→ OBJECTIVE: Repeat all of the material below exactly as written, images excluded.

==== RAW DATA ====

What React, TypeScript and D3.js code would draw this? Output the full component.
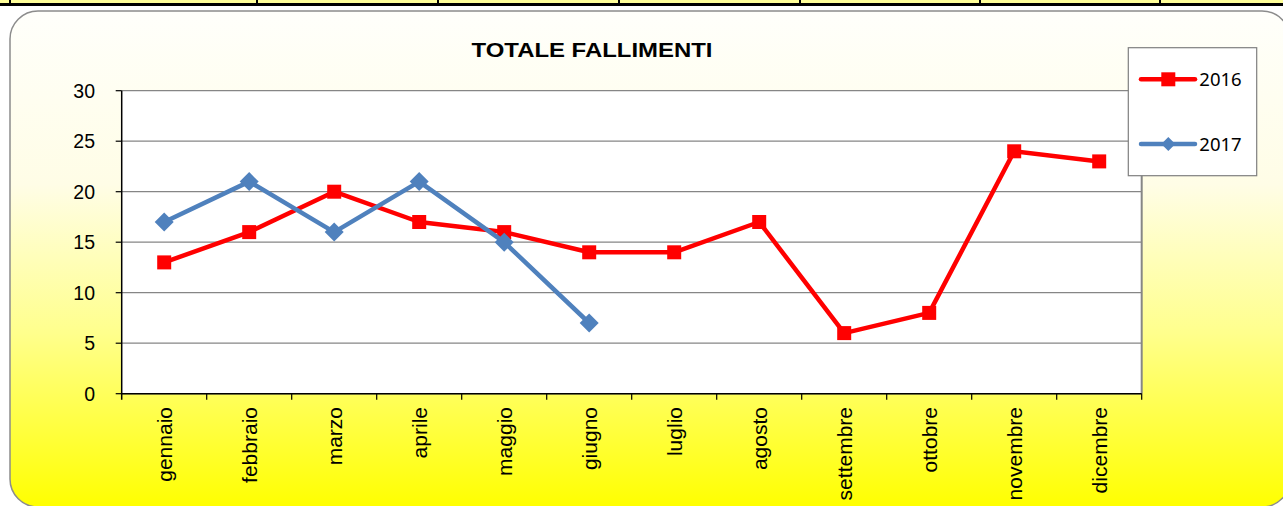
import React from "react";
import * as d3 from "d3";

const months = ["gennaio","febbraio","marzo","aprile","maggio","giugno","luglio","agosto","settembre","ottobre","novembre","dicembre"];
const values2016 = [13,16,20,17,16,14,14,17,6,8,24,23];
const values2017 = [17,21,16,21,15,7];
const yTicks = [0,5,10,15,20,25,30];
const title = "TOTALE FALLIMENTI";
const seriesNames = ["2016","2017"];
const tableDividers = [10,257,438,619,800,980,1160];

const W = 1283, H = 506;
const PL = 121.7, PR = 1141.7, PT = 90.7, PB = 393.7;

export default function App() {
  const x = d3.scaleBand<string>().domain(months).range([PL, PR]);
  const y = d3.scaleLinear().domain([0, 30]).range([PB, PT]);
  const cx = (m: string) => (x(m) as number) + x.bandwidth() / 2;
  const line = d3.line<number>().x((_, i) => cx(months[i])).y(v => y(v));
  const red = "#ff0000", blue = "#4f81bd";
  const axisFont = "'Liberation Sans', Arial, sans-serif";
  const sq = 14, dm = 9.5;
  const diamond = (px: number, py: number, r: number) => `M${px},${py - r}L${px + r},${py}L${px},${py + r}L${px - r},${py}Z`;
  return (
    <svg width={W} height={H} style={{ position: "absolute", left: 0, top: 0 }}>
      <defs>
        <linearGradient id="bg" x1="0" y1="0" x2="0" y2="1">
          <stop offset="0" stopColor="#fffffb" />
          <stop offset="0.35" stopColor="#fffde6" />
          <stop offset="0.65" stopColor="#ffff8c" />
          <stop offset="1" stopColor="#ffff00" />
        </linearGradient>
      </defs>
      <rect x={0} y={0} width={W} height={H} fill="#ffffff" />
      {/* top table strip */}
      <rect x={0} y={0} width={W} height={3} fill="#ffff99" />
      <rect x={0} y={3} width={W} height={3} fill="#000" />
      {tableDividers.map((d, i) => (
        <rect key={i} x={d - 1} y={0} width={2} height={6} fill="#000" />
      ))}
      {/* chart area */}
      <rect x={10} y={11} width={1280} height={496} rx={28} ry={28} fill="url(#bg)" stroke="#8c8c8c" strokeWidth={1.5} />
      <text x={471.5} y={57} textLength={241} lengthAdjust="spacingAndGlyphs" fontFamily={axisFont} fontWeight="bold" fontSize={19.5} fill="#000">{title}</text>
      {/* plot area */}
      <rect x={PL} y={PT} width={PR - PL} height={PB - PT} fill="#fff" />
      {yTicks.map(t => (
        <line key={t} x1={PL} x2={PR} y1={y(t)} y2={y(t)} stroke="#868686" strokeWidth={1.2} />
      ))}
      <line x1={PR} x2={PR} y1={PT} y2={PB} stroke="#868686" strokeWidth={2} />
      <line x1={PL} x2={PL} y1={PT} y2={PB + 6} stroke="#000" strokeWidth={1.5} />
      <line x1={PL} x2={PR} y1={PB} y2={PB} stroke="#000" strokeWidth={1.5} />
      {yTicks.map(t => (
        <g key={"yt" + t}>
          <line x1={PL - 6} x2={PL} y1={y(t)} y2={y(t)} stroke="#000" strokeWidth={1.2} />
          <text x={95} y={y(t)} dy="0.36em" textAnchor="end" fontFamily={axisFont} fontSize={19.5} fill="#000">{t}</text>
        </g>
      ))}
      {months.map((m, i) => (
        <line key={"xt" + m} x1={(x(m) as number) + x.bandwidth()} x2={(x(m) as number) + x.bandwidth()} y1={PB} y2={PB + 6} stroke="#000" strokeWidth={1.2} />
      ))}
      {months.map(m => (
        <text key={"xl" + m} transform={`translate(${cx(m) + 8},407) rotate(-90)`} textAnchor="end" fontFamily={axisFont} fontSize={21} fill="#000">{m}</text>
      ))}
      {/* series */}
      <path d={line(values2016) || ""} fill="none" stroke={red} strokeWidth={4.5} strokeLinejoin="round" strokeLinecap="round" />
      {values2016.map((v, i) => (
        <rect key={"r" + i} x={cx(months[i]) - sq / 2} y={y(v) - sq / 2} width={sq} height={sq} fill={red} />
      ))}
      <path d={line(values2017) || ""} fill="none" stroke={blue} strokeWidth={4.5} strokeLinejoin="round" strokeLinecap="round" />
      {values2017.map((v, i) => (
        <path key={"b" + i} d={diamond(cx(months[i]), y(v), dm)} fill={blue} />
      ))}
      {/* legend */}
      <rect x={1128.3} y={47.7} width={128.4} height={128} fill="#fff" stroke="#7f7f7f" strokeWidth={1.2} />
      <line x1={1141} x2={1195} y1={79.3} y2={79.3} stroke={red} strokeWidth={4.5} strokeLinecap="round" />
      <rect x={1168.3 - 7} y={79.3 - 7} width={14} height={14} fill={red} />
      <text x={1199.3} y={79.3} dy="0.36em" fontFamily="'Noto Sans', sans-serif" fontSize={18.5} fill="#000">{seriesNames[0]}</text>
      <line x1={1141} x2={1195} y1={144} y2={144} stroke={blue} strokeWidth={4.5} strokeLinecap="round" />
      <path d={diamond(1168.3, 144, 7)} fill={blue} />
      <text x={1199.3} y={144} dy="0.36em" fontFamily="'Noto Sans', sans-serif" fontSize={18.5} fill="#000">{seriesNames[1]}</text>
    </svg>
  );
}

====

→ WORKED SOLUTION:
What React, TypeScript and D3.js code would draw this? Output the full component.
import React from "react";
import * as d3 from "d3";

const months = ["gennaio","febbraio","marzo","aprile","maggio","giugno","luglio","agosto","settembre","ottobre","novembre","dicembre"];
const values2016 = [13,16,20,17,16,14,14,17,6,8,24,23];
const values2017 = [17,21,16,21,15,7];
const yTicks = [0,5,10,15,20,25,30];
const title = "TOTALE FALLIMENTI";
const seriesNames = ["2016","2017"];
const tableDividers = [10,257,438,619,800,980,1160];

const W = 1283, H = 506;
const PL = 121.7, PR = 1141.7, PT = 90.7, PB = 393.7;

export default function App() {
  const x = d3.scaleBand<string>().domain(months).range([PL, PR]);
  const y = d3.scaleLinear().domain([0, 30]).range([PB, PT]);
  const cx = (m: string) => (x(m) as number) + x.bandwidth() / 2;
  const line = d3.line<number>().x((_, i) => cx(months[i])).y(v => y(v));
  const red = "#ff0000", blue = "#4f81bd";
  const axisFont = "'Liberation Sans', Arial, sans-serif";
  const sq = 14, dm = 9.5;
  const diamond = (px: number, py: number, r: number) => `M${px},${py - r}L${px + r},${py}L${px},${py + r}L${px - r},${py}Z`;
  return (
    <svg width={W} height={H} style={{ position: "absolute", left: 0, top: 0 }}>
      <defs>
        <linearGradient id="bg" x1="0" y1="0" x2="0" y2="1">
          <stop offset="0" stopColor="#fffffb" />
          <stop offset="0.35" stopColor="#fffde6" />
          <stop offset="0.65" stopColor="#ffff8c" />
          <stop offset="1" stopColor="#ffff00" />
        </linearGradient>
      </defs>
      <rect x={0} y={0} width={W} height={H} fill="#ffffff" />
      {/* top table strip */}
      <rect x={0} y={0} width={W} height={3} fill="#ffff99" />
      <rect x={0} y={3} width={W} height={3} fill="#000" />
      {tableDividers.map((d, i) => (
        <rect key={i} x={d - 1} y={0} width={2} height={6} fill="#000" />
      ))}
      {/* chart area */}
      <rect x={10} y={11} width={1280} height={496} rx={28} ry={28} fill="url(#bg)" stroke="#8c8c8c" strokeWidth={1.5} />
      <text x={471.5} y={57} textLength={241} lengthAdjust="spacingAndGlyphs" fontFamily={axisFont} fontWeight="bold" fontSize={19.5} fill="#000">{title}</text>
      {/* plot area */}
      <rect x={PL} y={PT} width={PR - PL} height={PB - PT} fill="#fff" />
      {yTicks.map(t => (
        <line key={t} x1={PL} x2={PR} y1={y(t)} y2={y(t)} stroke="#868686" strokeWidth={1.2} />
      ))}
      <line x1={PR} x2={PR} y1={PT} y2={PB} stroke="#868686" strokeWidth={2} />
      <line x1={PL} x2={PL} y1={PT} y2={PB + 6} stroke="#000" strokeWidth={1.5} />
      <line x1={PL} x2={PR} y1={PB} y2={PB} stroke="#000" strokeWidth={1.5} />
      {yTicks.map(t => (
        <g key={"yt" + t}>
          <line x1={PL - 6} x2={PL} y1={y(t)} y2={y(t)} stroke="#000" strokeWidth={1.2} />
          <text x={95} y={y(t)} dy="0.36em" textAnchor="end" fontFamily={axisFont} fontSize={19.5} fill="#000">{t}</text>
        </g>
      ))}
      {months.map((m, i) => (
        <line key={"xt" + m} x1={(x(m) as number) + x.bandwidth()} x2={(x(m) as number) + x.bandwidth()} y1={PB} y2={PB + 6} stroke="#000" strokeWidth={1.2} />
      ))}
      {months.map(m => (
        <text key={"xl" + m} transform={`translate(${cx(m) + 8},407) rotate(-90)`} textAnchor="end" fontFamily={axisFont} fontSize={21} fill="#000">{m}</text>
      ))}
      {/* series */}
      <path d={line(values2016) || ""} fill="none" stroke={red} strokeWidth={4.5} strokeLinejoin="round" strokeLinecap="round" />
      {values2016.map((v, i) => (
        <rect key={"r" + i} x={cx(months[i]) - sq / 2} y={y(v) - sq / 2} width={sq} height={sq} fill={red} />
      ))}
      <path d={line(values2017) || ""} fill="none" stroke={blue} strokeWidth={4.5} strokeLinejoin="round" strokeLinecap="round" />
      {values2017.map((v, i) => (
        <path key={"b" + i} d={diamond(cx(months[i]), y(v), dm)} fill={blue} />
      ))}
      {/* legend */}
      <rect x={1128.3} y={47.7} width={128.4} height={128} fill="#fff" stroke="#7f7f7f" strokeWidth={1.2} />
      <line x1={1141} x2={1195} y1={79.3} y2={79.3} stroke={red} strokeWidth={4.5} strokeLinecap="round" />
      <rect x={1168.3 - 7} y={79.3 - 7} width={14} height={14} fill={red} />
      <text x={1199.3} y={79.3} dy="0.36em" fontFamily="'Noto Sans', sans-serif" fontSize={18.5} fill="#000">{seriesNames[0]}</text>
      <line x1={1141} x2={1195} y1={144} y2={144} stroke={blue} strokeWidth={4.5} strokeLinecap="round" />
      <path d={diamond(1168.3, 144, 7)} fill={blue} />
      <text x={1199.3} y={144} dy="0.36em" fontFamily="'Noto Sans', sans-serif" fontSize={18.5} fill="#000">{seriesNames[1]}</text>
    </svg>
  );
}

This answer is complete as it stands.